Reproduce precisely the lines between the start of the data below and the line with "import plotly.graph_objects as go", both included.
--- Begin ---
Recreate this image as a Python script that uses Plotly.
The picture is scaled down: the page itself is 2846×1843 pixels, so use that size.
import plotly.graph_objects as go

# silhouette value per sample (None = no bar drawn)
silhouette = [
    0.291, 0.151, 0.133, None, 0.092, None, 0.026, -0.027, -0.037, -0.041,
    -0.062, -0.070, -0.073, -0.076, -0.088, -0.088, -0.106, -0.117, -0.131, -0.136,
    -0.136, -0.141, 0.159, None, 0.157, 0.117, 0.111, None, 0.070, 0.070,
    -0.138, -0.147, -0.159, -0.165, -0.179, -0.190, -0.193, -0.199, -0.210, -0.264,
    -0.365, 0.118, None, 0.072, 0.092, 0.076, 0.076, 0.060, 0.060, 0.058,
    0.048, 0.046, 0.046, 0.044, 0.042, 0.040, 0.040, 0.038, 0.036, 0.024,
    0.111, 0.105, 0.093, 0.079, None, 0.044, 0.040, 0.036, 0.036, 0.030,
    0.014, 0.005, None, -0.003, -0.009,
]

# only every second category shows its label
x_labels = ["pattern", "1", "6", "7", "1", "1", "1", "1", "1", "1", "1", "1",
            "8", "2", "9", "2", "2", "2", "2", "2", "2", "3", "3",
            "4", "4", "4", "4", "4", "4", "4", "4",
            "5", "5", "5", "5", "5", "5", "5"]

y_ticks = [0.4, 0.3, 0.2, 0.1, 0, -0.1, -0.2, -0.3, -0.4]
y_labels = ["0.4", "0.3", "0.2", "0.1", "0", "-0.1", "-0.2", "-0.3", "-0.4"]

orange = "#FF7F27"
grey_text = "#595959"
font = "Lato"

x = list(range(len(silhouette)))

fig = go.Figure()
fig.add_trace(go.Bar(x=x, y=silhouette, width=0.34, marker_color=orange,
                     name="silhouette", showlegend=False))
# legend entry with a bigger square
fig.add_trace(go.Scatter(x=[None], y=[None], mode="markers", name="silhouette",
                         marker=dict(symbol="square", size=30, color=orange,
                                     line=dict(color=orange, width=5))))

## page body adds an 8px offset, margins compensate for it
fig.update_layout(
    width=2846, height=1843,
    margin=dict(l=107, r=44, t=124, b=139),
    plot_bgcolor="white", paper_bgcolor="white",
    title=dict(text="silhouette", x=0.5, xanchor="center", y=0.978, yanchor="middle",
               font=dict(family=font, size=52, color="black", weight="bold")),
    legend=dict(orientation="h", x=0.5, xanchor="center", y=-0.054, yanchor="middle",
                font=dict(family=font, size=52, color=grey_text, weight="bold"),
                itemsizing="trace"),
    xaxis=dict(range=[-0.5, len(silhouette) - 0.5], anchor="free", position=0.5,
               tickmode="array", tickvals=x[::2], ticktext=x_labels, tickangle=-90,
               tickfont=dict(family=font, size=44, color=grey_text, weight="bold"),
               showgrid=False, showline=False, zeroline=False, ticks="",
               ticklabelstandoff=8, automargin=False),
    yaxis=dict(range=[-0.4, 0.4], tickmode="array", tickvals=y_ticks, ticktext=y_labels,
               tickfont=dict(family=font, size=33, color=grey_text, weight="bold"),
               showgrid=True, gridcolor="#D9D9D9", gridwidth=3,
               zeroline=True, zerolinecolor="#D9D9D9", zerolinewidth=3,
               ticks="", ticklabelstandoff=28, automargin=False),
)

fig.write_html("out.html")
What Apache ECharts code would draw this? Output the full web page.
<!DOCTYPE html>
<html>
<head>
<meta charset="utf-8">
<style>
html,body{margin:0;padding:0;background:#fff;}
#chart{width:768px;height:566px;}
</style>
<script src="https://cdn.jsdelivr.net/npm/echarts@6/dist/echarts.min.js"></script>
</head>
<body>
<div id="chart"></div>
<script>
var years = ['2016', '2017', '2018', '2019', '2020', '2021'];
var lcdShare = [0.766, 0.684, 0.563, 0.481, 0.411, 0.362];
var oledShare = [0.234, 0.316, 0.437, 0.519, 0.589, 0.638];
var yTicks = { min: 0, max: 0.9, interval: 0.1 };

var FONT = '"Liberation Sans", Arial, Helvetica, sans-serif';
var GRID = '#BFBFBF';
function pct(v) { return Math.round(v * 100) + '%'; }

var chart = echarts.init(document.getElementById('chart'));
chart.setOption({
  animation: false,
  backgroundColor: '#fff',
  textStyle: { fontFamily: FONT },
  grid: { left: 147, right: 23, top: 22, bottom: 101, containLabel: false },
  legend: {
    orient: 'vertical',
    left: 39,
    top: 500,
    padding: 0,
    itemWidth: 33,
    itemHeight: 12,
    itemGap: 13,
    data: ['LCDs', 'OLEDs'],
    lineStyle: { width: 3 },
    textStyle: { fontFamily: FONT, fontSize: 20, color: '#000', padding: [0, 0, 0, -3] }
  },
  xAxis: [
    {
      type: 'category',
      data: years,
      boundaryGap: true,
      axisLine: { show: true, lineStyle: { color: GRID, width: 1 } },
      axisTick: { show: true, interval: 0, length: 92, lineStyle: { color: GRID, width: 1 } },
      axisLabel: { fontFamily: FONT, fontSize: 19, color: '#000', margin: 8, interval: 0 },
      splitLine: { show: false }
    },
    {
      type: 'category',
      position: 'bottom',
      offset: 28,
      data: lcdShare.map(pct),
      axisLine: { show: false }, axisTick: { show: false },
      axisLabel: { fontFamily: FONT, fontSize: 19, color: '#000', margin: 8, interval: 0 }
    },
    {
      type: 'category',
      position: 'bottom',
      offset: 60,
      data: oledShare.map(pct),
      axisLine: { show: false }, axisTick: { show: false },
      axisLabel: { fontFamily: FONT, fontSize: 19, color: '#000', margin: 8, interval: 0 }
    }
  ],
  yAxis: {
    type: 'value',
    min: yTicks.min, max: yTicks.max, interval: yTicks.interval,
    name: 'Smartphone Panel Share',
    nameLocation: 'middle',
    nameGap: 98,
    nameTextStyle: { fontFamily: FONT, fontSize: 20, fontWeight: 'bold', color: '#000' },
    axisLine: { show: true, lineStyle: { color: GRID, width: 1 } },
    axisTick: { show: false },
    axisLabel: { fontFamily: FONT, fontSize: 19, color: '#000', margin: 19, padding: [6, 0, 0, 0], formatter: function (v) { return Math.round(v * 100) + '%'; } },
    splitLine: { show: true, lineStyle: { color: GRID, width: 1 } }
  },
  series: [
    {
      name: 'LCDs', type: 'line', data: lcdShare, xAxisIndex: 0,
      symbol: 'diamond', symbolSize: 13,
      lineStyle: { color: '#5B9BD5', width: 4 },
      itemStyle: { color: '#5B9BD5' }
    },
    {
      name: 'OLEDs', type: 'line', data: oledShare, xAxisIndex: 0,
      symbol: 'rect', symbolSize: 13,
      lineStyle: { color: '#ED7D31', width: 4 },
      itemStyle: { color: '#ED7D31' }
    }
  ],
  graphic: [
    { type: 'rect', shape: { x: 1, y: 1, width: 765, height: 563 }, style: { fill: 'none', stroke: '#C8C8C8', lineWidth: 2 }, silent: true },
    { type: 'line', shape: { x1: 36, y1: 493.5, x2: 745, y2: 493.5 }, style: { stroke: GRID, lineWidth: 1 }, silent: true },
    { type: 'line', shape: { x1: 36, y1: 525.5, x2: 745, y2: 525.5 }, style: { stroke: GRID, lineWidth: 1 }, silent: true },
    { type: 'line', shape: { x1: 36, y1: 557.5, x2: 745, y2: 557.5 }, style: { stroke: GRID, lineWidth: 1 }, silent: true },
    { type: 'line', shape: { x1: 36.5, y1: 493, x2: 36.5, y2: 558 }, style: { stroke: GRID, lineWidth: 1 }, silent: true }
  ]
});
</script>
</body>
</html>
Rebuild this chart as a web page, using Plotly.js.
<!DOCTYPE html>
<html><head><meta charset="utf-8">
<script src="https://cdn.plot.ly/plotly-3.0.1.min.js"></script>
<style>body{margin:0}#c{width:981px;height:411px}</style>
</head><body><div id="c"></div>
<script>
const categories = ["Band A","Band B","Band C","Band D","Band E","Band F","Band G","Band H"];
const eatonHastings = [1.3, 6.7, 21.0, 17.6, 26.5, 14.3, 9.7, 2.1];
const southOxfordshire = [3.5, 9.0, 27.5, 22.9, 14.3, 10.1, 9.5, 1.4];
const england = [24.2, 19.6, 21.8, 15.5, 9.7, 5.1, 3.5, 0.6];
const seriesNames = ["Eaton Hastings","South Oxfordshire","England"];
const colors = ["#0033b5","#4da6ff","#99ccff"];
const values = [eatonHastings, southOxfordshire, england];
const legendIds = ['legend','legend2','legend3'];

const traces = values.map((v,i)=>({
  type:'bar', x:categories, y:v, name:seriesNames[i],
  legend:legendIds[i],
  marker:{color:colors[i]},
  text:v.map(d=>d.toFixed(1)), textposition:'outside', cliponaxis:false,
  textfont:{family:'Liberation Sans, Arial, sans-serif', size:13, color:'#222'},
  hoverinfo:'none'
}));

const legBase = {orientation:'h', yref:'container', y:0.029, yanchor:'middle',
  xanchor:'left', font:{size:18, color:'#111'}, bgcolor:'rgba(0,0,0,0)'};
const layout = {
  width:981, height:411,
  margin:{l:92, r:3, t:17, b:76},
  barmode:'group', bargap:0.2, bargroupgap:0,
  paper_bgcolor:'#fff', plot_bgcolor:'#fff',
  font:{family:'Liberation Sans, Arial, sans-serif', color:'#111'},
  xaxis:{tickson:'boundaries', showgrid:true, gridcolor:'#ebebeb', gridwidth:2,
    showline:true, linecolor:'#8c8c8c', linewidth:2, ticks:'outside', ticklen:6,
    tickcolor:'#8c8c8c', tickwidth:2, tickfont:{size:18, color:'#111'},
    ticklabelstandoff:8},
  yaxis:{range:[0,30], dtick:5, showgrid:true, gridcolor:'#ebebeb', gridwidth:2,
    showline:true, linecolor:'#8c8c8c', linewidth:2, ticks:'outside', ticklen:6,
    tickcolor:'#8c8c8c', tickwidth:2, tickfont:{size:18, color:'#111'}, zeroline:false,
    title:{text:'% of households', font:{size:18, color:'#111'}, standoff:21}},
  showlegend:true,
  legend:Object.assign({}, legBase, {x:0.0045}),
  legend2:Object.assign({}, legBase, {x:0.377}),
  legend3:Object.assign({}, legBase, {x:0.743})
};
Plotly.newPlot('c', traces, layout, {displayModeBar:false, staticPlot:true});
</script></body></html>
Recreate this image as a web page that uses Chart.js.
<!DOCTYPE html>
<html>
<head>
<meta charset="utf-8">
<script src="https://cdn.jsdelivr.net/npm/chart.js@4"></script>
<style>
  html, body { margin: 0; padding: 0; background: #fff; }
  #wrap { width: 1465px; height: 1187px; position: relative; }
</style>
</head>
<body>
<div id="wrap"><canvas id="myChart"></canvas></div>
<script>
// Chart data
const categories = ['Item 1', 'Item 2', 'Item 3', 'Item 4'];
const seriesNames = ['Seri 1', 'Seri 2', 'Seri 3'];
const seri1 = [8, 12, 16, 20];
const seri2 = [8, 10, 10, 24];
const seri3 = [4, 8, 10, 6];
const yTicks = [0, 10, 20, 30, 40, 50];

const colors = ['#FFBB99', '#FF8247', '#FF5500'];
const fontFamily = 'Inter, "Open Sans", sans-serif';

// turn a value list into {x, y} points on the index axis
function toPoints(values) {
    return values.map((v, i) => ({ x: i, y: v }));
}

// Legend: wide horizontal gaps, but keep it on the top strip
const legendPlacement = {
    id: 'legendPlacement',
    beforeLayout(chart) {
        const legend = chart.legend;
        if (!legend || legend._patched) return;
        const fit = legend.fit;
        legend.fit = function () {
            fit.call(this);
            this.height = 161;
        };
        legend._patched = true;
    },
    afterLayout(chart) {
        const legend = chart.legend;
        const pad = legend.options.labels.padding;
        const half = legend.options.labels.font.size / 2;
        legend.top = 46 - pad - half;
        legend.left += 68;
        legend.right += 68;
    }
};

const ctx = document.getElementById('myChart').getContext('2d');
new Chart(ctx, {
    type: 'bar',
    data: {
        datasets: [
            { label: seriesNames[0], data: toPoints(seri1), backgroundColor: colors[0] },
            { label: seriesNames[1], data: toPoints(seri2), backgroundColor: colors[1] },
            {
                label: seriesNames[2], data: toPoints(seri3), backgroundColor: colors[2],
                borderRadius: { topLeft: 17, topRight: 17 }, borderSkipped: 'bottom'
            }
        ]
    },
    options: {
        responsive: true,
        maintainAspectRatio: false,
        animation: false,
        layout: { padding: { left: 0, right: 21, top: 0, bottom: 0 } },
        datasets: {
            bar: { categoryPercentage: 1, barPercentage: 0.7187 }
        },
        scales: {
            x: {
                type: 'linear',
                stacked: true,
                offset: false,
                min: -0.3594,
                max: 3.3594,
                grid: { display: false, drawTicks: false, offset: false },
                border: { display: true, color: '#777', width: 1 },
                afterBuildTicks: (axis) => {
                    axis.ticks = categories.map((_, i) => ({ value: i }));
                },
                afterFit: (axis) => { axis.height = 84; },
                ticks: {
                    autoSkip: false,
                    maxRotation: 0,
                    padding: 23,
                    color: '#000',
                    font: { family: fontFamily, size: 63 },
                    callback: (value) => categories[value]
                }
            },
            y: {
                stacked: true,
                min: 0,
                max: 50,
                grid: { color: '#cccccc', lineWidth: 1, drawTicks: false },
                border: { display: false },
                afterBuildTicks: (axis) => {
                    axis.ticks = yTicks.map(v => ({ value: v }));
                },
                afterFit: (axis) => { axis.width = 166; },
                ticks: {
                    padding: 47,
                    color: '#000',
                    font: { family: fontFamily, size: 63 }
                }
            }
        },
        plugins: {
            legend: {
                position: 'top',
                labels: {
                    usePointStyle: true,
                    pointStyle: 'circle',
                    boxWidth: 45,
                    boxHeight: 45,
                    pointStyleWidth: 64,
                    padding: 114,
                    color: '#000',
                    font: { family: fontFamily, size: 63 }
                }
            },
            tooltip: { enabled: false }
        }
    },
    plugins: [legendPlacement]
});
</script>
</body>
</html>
--- End ---
• **ANSWER FOR THE TASK**
Recreate this image as a Python script that uses Plotly.
The picture is scaled down: the page itself is 2846×1843 pixels, so use that size.
import plotly.graph_objects as go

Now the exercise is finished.